Ideal for: People who want lower monthly repayments and prefer to change cars on a regular basis.

Personal Contract Purchase, or PCP, is a variation of a Hire Purchase agreement. The key difference is that the value of the car at the end of the contract is calculated at the start of the agreement and this value is deferred. This deferred sum is usually referred to as the Guaranteed Minimum Future Value (GMFV) and is based on a number of factors including how old the car will be at the end of the agreement and how many miles it is expected to have covered. The future value of the car is guaranteed by the lender so will not fluctuate. Deferring the GMFV to the end of the agreement in this way means that your regular monthly payments are lower than those on a comparable HP agreement over the same term.

A PCP agreement also gives you the flexibility to decide whether you would like to own the car outright at the end of the agreement by paying the deferred value (GMFV), or returning the car to the lender and entering into a new car finance agreement.

 

Watch our short video about Personal Contract Purchase (PCP)

At the Beginning of the Agreement

Under a PCP agreement, you agree with the dealer the amount you want to borrow, less any deposit payment and the value of any car you are part-exchanging. Your dealer then submits your application for finance to the motor finance companies and, provided you pass their credit checks, the lender pays for the car on your behalf.

During the agreement, you pay the full price of the car plus interest, minus the guaranteed future value of the car. This means that the monthly payments are usually less than they would be under a comparable HP agreement over the same term.

At the end of the agreement

You will have three options:

  • You can either pay the guaranteed future value in full and own the car outright
  • Hand back the keys and walk away
  • Trade the car in by using any existing equity (if the guaranteed future value is actually lower than the current market value of the car) as a deposit for a new finance agreement.

If you want to hand the car back but have exceeded the forecast mileage you agreed at the start of the contract, you will need to pay an excess charge.

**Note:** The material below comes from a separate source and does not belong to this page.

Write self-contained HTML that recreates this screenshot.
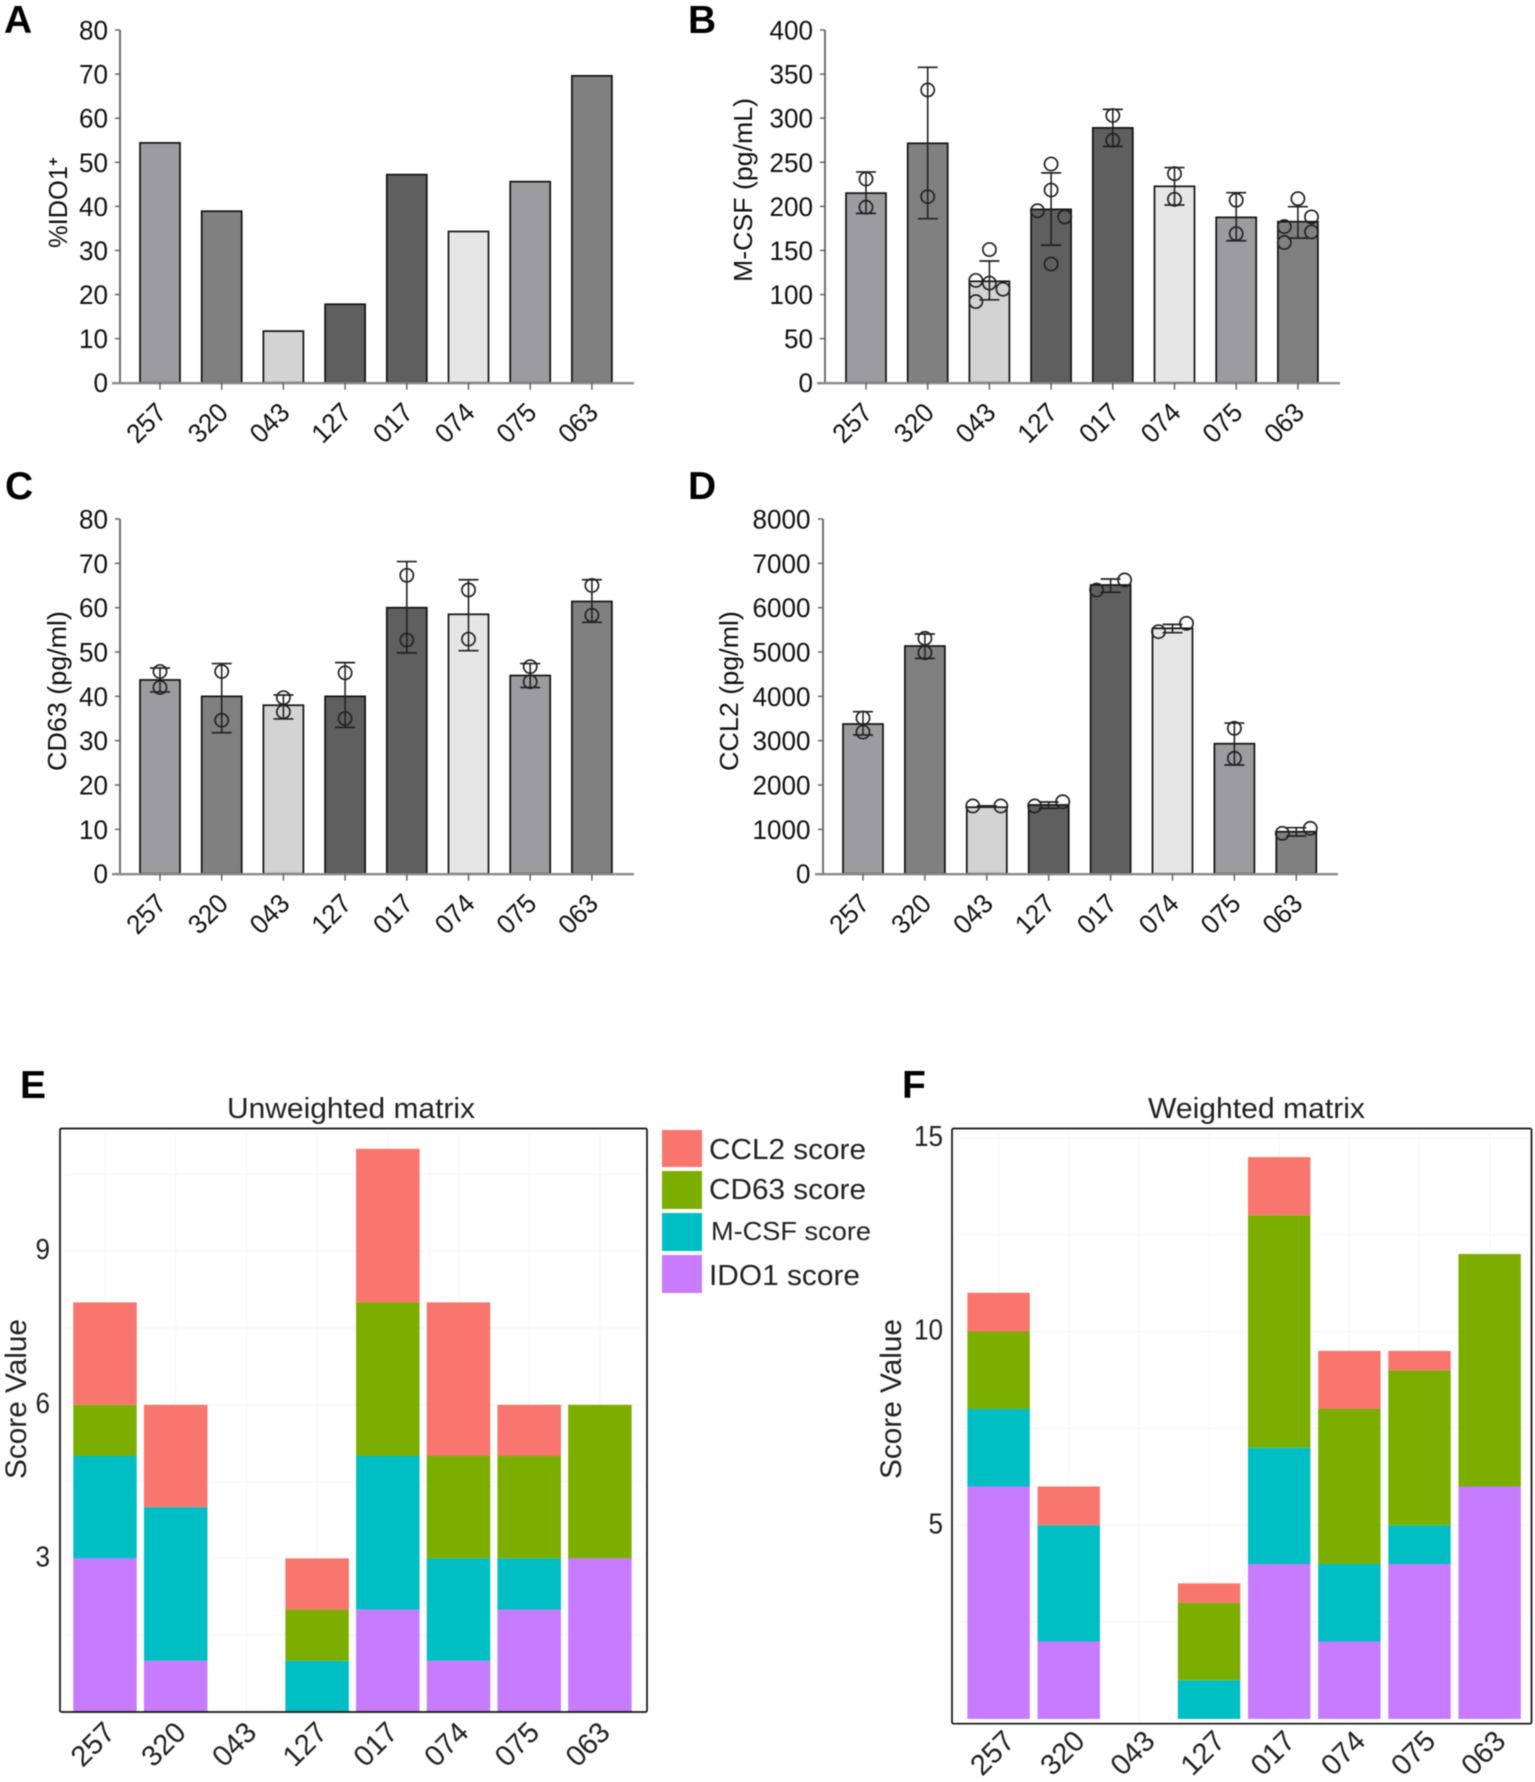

You can partially or fully settle a PCP agreement at any time, but should check the terms and conditions of the agreement as each finance company has its own procedures on how to do this.

Advantages of Personal Contract Purchase

  • Lower monthly payments than Hire Purchase for a comparable car and term.
  • A low deposit at the start of the agreement.
  • Unless you opt out, your agreement will be regulated which means you have certain legal rights and protections.
  • Flexibility at the end of the agreement on what you would like to do with the car.
  • Fixed monthly payments throughout the term of the agreement.

Things to remember

  • PCPs could work out more expensive overall than a Hire Purchase agreement for an equivalent car, especially if you decide to enter into a second finance agreement to pay the deferred future value of the car at the end of the initial PCP agreement.
  • Be careful how you estimate your annual mileage as you’ll be charged for each additional mile.
  • If you return the car, it has to be in good condition and any damage will be charged to you.